GIVEN INSTRUCTION:
Write out the listing below exactly, and omit any images you find in it.

>> START

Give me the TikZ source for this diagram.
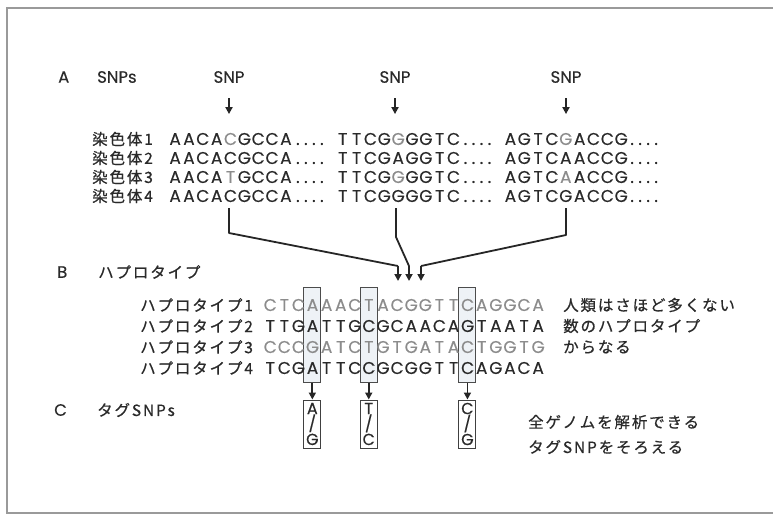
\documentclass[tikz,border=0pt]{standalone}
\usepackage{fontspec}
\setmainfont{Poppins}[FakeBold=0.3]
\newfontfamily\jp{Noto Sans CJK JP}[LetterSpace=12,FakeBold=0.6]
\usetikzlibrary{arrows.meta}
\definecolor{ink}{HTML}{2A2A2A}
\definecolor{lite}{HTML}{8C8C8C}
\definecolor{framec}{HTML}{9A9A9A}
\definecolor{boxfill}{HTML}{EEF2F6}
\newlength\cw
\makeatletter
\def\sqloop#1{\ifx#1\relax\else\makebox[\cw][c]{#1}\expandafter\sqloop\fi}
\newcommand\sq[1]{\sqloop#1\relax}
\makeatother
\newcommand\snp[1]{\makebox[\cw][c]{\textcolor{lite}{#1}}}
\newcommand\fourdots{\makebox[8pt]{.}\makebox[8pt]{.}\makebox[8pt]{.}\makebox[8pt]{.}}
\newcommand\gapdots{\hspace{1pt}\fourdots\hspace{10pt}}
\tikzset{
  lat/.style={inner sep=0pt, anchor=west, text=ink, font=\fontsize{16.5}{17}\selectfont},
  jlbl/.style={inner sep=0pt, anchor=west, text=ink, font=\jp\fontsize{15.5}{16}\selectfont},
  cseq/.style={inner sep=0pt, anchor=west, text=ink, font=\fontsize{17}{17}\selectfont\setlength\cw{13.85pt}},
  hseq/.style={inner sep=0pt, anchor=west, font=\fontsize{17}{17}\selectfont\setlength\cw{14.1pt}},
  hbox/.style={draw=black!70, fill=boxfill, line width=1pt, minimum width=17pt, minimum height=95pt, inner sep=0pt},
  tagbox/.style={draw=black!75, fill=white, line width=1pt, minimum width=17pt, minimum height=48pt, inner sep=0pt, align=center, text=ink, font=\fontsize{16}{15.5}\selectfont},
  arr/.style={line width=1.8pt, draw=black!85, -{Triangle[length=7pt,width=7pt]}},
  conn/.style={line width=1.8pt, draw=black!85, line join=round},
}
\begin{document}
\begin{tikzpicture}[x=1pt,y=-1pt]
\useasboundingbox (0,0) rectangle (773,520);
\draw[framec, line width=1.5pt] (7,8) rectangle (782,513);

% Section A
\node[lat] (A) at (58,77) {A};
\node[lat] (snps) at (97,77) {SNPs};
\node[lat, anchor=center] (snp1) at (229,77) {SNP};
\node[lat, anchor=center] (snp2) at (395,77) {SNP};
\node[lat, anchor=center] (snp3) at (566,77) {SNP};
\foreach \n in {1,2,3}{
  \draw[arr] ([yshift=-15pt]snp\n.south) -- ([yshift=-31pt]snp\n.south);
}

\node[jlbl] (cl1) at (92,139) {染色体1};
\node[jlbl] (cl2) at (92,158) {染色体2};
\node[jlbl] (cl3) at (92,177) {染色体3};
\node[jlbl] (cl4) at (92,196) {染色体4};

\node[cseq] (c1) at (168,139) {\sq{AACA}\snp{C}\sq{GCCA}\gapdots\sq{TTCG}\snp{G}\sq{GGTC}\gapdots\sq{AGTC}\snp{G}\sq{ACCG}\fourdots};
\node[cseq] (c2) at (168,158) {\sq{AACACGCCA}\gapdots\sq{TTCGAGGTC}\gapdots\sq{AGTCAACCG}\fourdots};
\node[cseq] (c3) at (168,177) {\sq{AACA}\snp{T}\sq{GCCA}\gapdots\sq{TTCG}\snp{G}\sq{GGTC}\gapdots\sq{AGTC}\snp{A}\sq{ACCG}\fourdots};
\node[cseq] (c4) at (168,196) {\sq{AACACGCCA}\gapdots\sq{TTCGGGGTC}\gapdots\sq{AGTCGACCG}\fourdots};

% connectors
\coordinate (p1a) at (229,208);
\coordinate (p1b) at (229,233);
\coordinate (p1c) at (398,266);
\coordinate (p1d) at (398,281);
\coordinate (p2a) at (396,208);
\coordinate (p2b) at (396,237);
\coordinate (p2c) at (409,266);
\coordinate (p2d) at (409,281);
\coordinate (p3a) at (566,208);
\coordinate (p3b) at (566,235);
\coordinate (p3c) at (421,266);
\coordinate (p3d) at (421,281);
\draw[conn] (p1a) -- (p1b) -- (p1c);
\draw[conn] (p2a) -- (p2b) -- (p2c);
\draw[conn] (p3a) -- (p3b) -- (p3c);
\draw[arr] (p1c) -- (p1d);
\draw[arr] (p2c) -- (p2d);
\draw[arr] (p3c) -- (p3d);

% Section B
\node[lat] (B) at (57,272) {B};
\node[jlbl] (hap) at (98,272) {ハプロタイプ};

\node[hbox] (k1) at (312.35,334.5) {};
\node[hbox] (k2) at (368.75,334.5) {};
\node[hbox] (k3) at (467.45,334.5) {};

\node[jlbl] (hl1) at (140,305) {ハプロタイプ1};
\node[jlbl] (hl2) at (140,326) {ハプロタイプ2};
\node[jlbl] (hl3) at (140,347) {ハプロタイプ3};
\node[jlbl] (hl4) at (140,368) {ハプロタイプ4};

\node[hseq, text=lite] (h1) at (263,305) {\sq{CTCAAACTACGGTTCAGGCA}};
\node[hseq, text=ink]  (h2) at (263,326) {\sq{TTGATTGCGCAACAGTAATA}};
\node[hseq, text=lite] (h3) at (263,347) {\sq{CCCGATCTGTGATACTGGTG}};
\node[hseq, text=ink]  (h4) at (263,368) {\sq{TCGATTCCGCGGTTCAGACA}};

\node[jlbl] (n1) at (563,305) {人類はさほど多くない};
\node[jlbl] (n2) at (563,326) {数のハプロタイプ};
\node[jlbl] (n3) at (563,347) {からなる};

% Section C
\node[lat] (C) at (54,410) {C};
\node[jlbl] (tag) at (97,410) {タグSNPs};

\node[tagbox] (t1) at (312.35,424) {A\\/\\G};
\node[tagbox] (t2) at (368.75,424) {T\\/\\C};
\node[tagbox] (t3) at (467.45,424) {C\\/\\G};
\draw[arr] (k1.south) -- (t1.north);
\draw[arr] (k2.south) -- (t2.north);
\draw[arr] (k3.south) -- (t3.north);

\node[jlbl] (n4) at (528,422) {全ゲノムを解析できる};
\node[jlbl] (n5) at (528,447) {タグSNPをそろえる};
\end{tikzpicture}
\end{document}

>> END

FINAL ANSWER:
Give me the TikZ source for this diagram.
\documentclass[tikz,border=0pt]{standalone}
\usepackage{fontspec}
\setmainfont{Poppins}[FakeBold=0.3]
\newfontfamily\jp{Noto Sans CJK JP}[LetterSpace=12,FakeBold=0.6]
\usetikzlibrary{arrows.meta}
\definecolor{ink}{HTML}{2A2A2A}
\definecolor{lite}{HTML}{8C8C8C}
\definecolor{framec}{HTML}{9A9A9A}
\definecolor{boxfill}{HTML}{EEF2F6}
\newlength\cw
\makeatletter
\def\sqloop#1{\ifx#1\relax\else\makebox[\cw][c]{#1}\expandafter\sqloop\fi}
\newcommand\sq[1]{\sqloop#1\relax}
\makeatother
\newcommand\snp[1]{\makebox[\cw][c]{\textcolor{lite}{#1}}}
\newcommand\fourdots{\makebox[8pt]{.}\makebox[8pt]{.}\makebox[8pt]{.}\makebox[8pt]{.}}
\newcommand\gapdots{\hspace{1pt}\fourdots\hspace{10pt}}
\tikzset{
  lat/.style={inner sep=0pt, anchor=west, text=ink, font=\fontsize{16.5}{17}\selectfont},
  jlbl/.style={inner sep=0pt, anchor=west, text=ink, font=\jp\fontsize{15.5}{16}\selectfont},
  cseq/.style={inner sep=0pt, anchor=west, text=ink, font=\fontsize{17}{17}\selectfont\setlength\cw{13.85pt}},
  hseq/.style={inner sep=0pt, anchor=west, font=\fontsize{17}{17}\selectfont\setlength\cw{14.1pt}},
  hbox/.style={draw=black!70, fill=boxfill, line width=1pt, minimum width=17pt, minimum height=95pt, inner sep=0pt},
  tagbox/.style={draw=black!75, fill=white, line width=1pt, minimum width=17pt, minimum height=48pt, inner sep=0pt, align=center, text=ink, font=\fontsize{16}{15.5}\selectfont},
  arr/.style={line width=1.8pt, draw=black!85, -{Triangle[length=7pt,width=7pt]}},
  conn/.style={line width=1.8pt, draw=black!85, line join=round},
}
\begin{document}
\begin{tikzpicture}[x=1pt,y=-1pt]
\useasboundingbox (0,0) rectangle (773,520);
\draw[framec, line width=1.5pt] (7,8) rectangle (782,513);

% Section A
\node[lat] (A) at (58,77) {A};
\node[lat] (snps) at (97,77) {SNPs};
\node[lat, anchor=center] (snp1) at (229,77) {SNP};
\node[lat, anchor=center] (snp2) at (395,77) {SNP};
\node[lat, anchor=center] (snp3) at (566,77) {SNP};
\foreach \n in {1,2,3}{
  \draw[arr] ([yshift=-15pt]snp\n.south) -- ([yshift=-31pt]snp\n.south);
}

\node[jlbl] (cl1) at (92,139) {染色体1};
\node[jlbl] (cl2) at (92,158) {染色体2};
\node[jlbl] (cl3) at (92,177) {染色体3};
\node[jlbl] (cl4) at (92,196) {染色体4};

\node[cseq] (c1) at (168,139) {\sq{AACA}\snp{C}\sq{GCCA}\gapdots\sq{TTCG}\snp{G}\sq{GGTC}\gapdots\sq{AGTC}\snp{G}\sq{ACCG}\fourdots};
\node[cseq] (c2) at (168,158) {\sq{AACACGCCA}\gapdots\sq{TTCGAGGTC}\gapdots\sq{AGTCAACCG}\fourdots};
\node[cseq] (c3) at (168,177) {\sq{AACA}\snp{T}\sq{GCCA}\gapdots\sq{TTCG}\snp{G}\sq{GGTC}\gapdots\sq{AGTC}\snp{A}\sq{ACCG}\fourdots};
\node[cseq] (c4) at (168,196) {\sq{AACACGCCA}\gapdots\sq{TTCGGGGTC}\gapdots\sq{AGTCGACCG}\fourdots};

% connectors
\coordinate (p1a) at (229,208);
\coordinate (p1b) at (229,233);
\coordinate (p1c) at (398,266);
\coordinate (p1d) at (398,281);
\coordinate (p2a) at (396,208);
\coordinate (p2b) at (396,237);
\coordinate (p2c) at (409,266);
\coordinate (p2d) at (409,281);
\coordinate (p3a) at (566,208);
\coordinate (p3b) at (566,235);
\coordinate (p3c) at (421,266);
\coordinate (p3d) at (421,281);
\draw[conn] (p1a) -- (p1b) -- (p1c);
\draw[conn] (p2a) -- (p2b) -- (p2c);
\draw[conn] (p3a) -- (p3b) -- (p3c);
\draw[arr] (p1c) -- (p1d);
\draw[arr] (p2c) -- (p2d);
\draw[arr] (p3c) -- (p3d);

% Section B
\node[lat] (B) at (57,272) {B};
\node[jlbl] (hap) at (98,272) {ハプロタイプ};

\node[hbox] (k1) at (312.35,334.5) {};
\node[hbox] (k2) at (368.75,334.5) {};
\node[hbox] (k3) at (467.45,334.5) {};

\node[jlbl] (hl1) at (140,305) {ハプロタイプ1};
\node[jlbl] (hl2) at (140,326) {ハプロタイプ2};
\node[jlbl] (hl3) at (140,347) {ハプロタイプ3};
\node[jlbl] (hl4) at (140,368) {ハプロタイプ4};

\node[hseq, text=lite] (h1) at (263,305) {\sq{CTCAAACTACGGTTCAGGCA}};
\node[hseq, text=ink]  (h2) at (263,326) {\sq{TTGATTGCGCAACAGTAATA}};
\node[hseq, text=lite] (h3) at (263,347) {\sq{CCCGATCTGTGATACTGGTG}};
\node[hseq, text=ink]  (h4) at (263,368) {\sq{TCGATTCCGCGGTTCAGACA}};

\node[jlbl] (n1) at (563,305) {人類はさほど多くない};
\node[jlbl] (n2) at (563,326) {数のハプロタイプ};
\node[jlbl] (n3) at (563,347) {からなる};

% Section C
\node[lat] (C) at (54,410) {C};
\node[jlbl] (tag) at (97,410) {タグSNPs};

\node[tagbox] (t1) at (312.35,424) {A\\/\\G};
\node[tagbox] (t2) at (368.75,424) {T\\/\\C};
\node[tagbox] (t3) at (467.45,424) {C\\/\\G};
\draw[arr] (k1.south) -- (t1.north);
\draw[arr] (k2.south) -- (t2.north);
\draw[arr] (k3.south) -- (t3.north);

\node[jlbl] (n4) at (528,422) {全ゲノムを解析できる};
\node[jlbl] (n5) at (528,447) {タグSNPをそろえる};
\end{tikzpicture}
\end{document}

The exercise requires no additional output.